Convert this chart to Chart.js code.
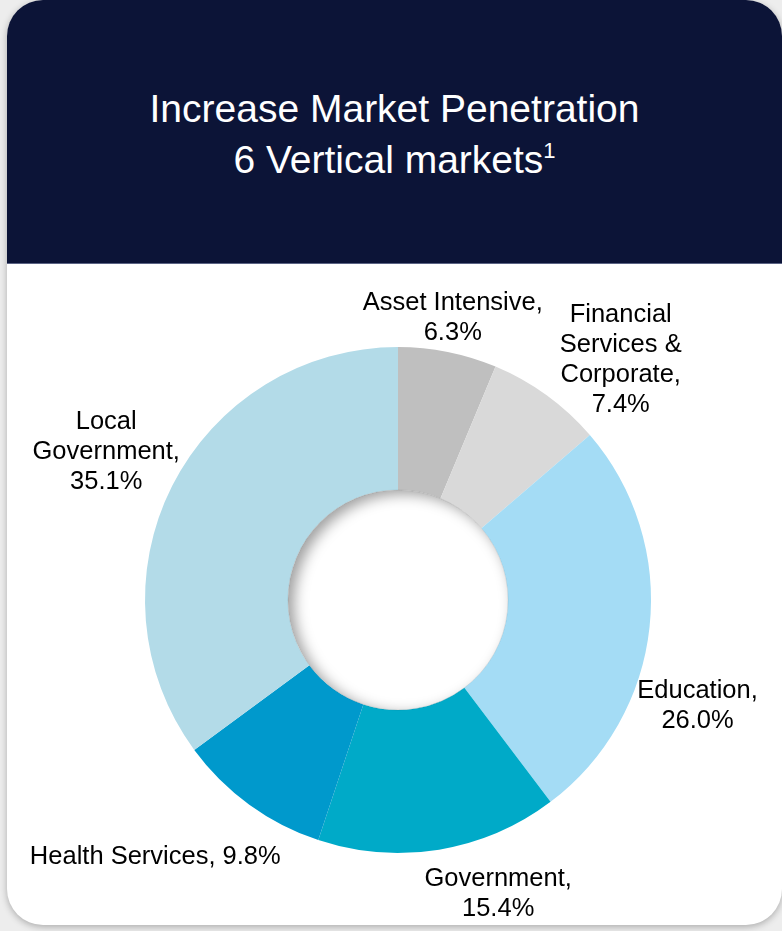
<!DOCTYPE html>
<html>
<head>
<meta charset="utf-8">
<script src="https://cdn.jsdelivr.net/npm/chart.js@4.4.1/dist/chart.umd.min.js"></script>
<style>
  html, body { margin: 0; padding: 0; }
  body {
    width: 782px; height: 931px; overflow: hidden; position: relative;
    background: #ededed;
    font-family: "Liberation Sans", Arial, sans-serif;
  }
  .card {
    position: absolute; left: 7px; top: 0; width: 775px; height: 925px;
    background: #fff; border-radius: 36px; overflow: hidden;
    box-shadow: 0 2px 7px rgba(0, 0, 0, 0.28);
  }
  .head {
    position: absolute; left: 0; top: 0; right: 0; height: 263px;
    background: #0c1437; border-bottom: 1px solid #5b6384;
  }
  .title {
    position: absolute; left: 0; right: 0; top: 83px;
    text-align: center; color: #fff; font-size: 39px; line-height: 51px;
  }
  .title sup { font-size: 22px; vertical-align: top; line-height: 34px; }
  #chart { position: absolute; left: 0; top: 0; }
</style>
</head>
<body>
<div class="card">
  <div class="head">
    <div class="title">Increase Market Penetration<br>6 Vertical markets<sup>1</sup></div>
  </div>
</div>
<canvas id="chart" width="782" height="931"></canvas>
<script>
const categories = ['Asset Intensive', 'Financial Services & Corporate', 'Education', 'Government', 'Health Services', 'Local Government'];
const shares = [6.3, 7.4, 26.0, 15.4, 9.8, 35.1];
const nameLines = [
  ['Asset Intensive,'],
  ['Financial', 'Services &', 'Corporate,'],
  ['Education,'],
  ['Government,'],
  ['Health Services,'],
  ['Local', 'Government,']
];
const colors = ['#bfbfbf', '#d9d9d9', '#a4dcf5', '#00aac8', '#0099cc', '#b3dbe8'];

// inset shadow inside the donut hole
const holeShadow = {
  id: 'holeShadow',
  afterDatasetsDraw(chart) {
    const arc = chart.getDatasetMeta(0).data[0];
    const { x, y, innerRadius } = arc.getProps(['x', 'y', 'innerRadius'], true);
    const ctx = chart.ctx;
    ctx.save();
    ctx.beginPath();
    ctx.arc(x, y, innerRadius, 0, Math.PI * 2);
    ctx.clip();
    ctx.beginPath();
    ctx.arc(x, y, innerRadius + 60, 0, Math.PI * 2);
    ctx.arc(x, y, innerRadius, 0, Math.PI * 2, true);
    ctx.shadowColor = 'rgba(0,0,0,0.38)';
    ctx.shadowBlur = 14;
    ctx.shadowOffsetX = 6;
    ctx.shadowOffsetY = 4;
    ctx.fillStyle = '#fff';
    ctx.fill();
    ctx.restore();
    ctx.save();
    ctx.beginPath();
    ctx.arc(x, y, innerRadius, 0, Math.PI * 2);
    ctx.strokeStyle = 'rgba(0,0,0,0.08)';
    ctx.lineWidth = 1;
    ctx.stroke();
    ctx.restore();
  }
};

// text labels placed next to each slice
const sliceLabels = {
  id: 'sliceLabels',
  afterDraw(chart, args, opts) {
    const ctx = chart.ctx;
    const data = chart.data.datasets[0].data;
    ctx.save();
    ctx.font = opts.font;
    ctx.fillStyle = opts.color;
    ctx.textAlign = 'center';
    ctx.textBaseline = 'middle';
    chart.getDatasetMeta(0).data.forEach((arc, i) => {
      const { x, y, startAngle, endAngle, outerRadius } =
        arc.getProps(['x', 'y', 'startAngle', 'endAngle', 'outerRadius'], true);
      const mid = (startAngle + endAngle) / 2;
      const cx = x + Math.cos(mid) * outerRadius + opts.offsets[i][0];
      const cy = y + Math.sin(mid) * outerRadius + opts.offsets[i][1];
      const pct = data[i].toFixed(1) + '%';
      const lines = nameLines[i].slice();
      if (opts.inline.includes(i)) lines[lines.length - 1] += ' ' + pct;
      else lines.push(pct);
      const top = cy - (lines.length - 1) * opts.lineHeight / 2;
      lines.forEach((t, k) => ctx.fillText(t, cx, top + k * opts.lineHeight));
    });
    ctx.restore();
  }
};

new Chart(document.getElementById('chart'), {
  type: 'doughnut',
  data: {
    labels: categories,
    datasets: [{ data: shares, backgroundColor: colors, borderWidth: 0 }]
  },
  options: {
    responsive: false,
    animation: false,
    cutout: '43.5%',
    layout: { padding: { left: 145, right: 131, top: 347, bottom: 78 } },
    events: [],
    plugins: {
      legend: { display: false },
      tooltip: { enabled: false },
      sliceLabels: {
        font: '25.5px "Liberation Sans", Arial, sans-serif',
        color: '#000',
        lineHeight: 30,
        inline: [4],
        offsets: [[5, -34], [74, -35], [48, 79], [59, 44], [-94, 52], [-66, -34]]
      }
    }
  },
  plugins: [holeShadow, sliceLabels]
});
</script>
</body>
</html>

▶ [TASK DESCRIPTION]: All of the data needs repeating exactly, but the pictures do not.

▶ [TASK SOLUTION]:
Convert this chart to Chart.js code.
<!DOCTYPE html>
<html>
<head>
<meta charset="utf-8">
<script src="https://cdn.jsdelivr.net/npm/chart.js@4.4.1/dist/chart.umd.min.js"></script>
<style>
  html, body { margin: 0; padding: 0; }
  body {
    width: 782px; height: 931px; overflow: hidden; position: relative;
    background: #ededed;
    font-family: "Liberation Sans", Arial, sans-serif;
  }
  .card {
    position: absolute; left: 7px; top: 0; width: 775px; height: 925px;
    background: #fff; border-radius: 36px; overflow: hidden;
    box-shadow: 0 2px 7px rgba(0, 0, 0, 0.28);
  }
  .head {
    position: absolute; left: 0; top: 0; right: 0; height: 263px;
    background: #0c1437; border-bottom: 1px solid #5b6384;
  }
  .title {
    position: absolute; left: 0; right: 0; top: 83px;
    text-align: center; color: #fff; font-size: 39px; line-height: 51px;
  }
  .title sup { font-size: 22px; vertical-align: top; line-height: 34px; }
  #chart { position: absolute; left: 0; top: 0; }
</style>
</head>
<body>
<div class="card">
  <div class="head">
    <div class="title">Increase Market Penetration<br>6 Vertical markets<sup>1</sup></div>
  </div>
</div>
<canvas id="chart" width="782" height="931"></canvas>
<script>
const categories = ['Asset Intensive', 'Financial Services & Corporate', 'Education', 'Government', 'Health Services', 'Local Government'];
const shares = [6.3, 7.4, 26.0, 15.4, 9.8, 35.1];
const nameLines = [
  ['Asset Intensive,'],
  ['Financial', 'Services &', 'Corporate,'],
  ['Education,'],
  ['Government,'],
  ['Health Services,'],
  ['Local', 'Government,']
];
const colors = ['#bfbfbf', '#d9d9d9', '#a4dcf5', '#00aac8', '#0099cc', '#b3dbe8'];

// inset shadow inside the donut hole
const holeShadow = {
  id: 'holeShadow',
  afterDatasetsDraw(chart) {
    const arc = chart.getDatasetMeta(0).data[0];
    const { x, y, innerRadius } = arc.getProps(['x', 'y', 'innerRadius'], true);
    const ctx = chart.ctx;
    ctx.save();
    ctx.beginPath();
    ctx.arc(x, y, innerRadius, 0, Math.PI * 2);
    ctx.clip();
    ctx.beginPath();
    ctx.arc(x, y, innerRadius + 60, 0, Math.PI * 2);
    ctx.arc(x, y, innerRadius, 0, Math.PI * 2, true);
    ctx.shadowColor = 'rgba(0,0,0,0.38)';
    ctx.shadowBlur = 14;
    ctx.shadowOffsetX = 6;
    ctx.shadowOffsetY = 4;
    ctx.fillStyle = '#fff';
    ctx.fill();
    ctx.restore();
    ctx.save();
    ctx.beginPath();
    ctx.arc(x, y, innerRadius, 0, Math.PI * 2);
    ctx.strokeStyle = 'rgba(0,0,0,0.08)';
    ctx.lineWidth = 1;
    ctx.stroke();
    ctx.restore();
  }
};

// text labels placed next to each slice
const sliceLabels = {
  id: 'sliceLabels',
  afterDraw(chart, args, opts) {
    const ctx = chart.ctx;
    const data = chart.data.datasets[0].data;
    ctx.save();
    ctx.font = opts.font;
    ctx.fillStyle = opts.color;
    ctx.textAlign = 'center';
    ctx.textBaseline = 'middle';
    chart.getDatasetMeta(0).data.forEach((arc, i) => {
      const { x, y, startAngle, endAngle, outerRadius } =
        arc.getProps(['x', 'y', 'startAngle', 'endAngle', 'outerRadius'], true);
      const mid = (startAngle + endAngle) / 2;
      const cx = x + Math.cos(mid) * outerRadius + opts.offsets[i][0];
      const cy = y + Math.sin(mid) * outerRadius + opts.offsets[i][1];
      const pct = data[i].toFixed(1) + '%';
      const lines = nameLines[i].slice();
      if (opts.inline.includes(i)) lines[lines.length - 1] += ' ' + pct;
      else lines.push(pct);
      const top = cy - (lines.length - 1) * opts.lineHeight / 2;
      lines.forEach((t, k) => ctx.fillText(t, cx, top + k * opts.lineHeight));
    });
    ctx.restore();
  }
};

new Chart(document.getElementById('chart'), {
  type: 'doughnut',
  data: {
    labels: categories,
    datasets: [{ data: shares, backgroundColor: colors, borderWidth: 0 }]
  },
  options: {
    responsive: false,
    animation: false,
    cutout: '43.5%',
    layout: { padding: { left: 145, right: 131, top: 347, bottom: 78 } },
    events: [],
    plugins: {
      legend: { display: false },
      tooltip: { enabled: false },
      sliceLabels: {
        font: '25.5px "Liberation Sans", Arial, sans-serif',
        color: '#000',
        lineHeight: 30,
        inline: [4],
        offsets: [[5, -34], [74, -35], [48, 79], [59, 44], [-94, 52], [-66, -34]]
      }
    }
  },
  plugins: [holeShadow, sliceLabels]
});
</script>
</body>
</html>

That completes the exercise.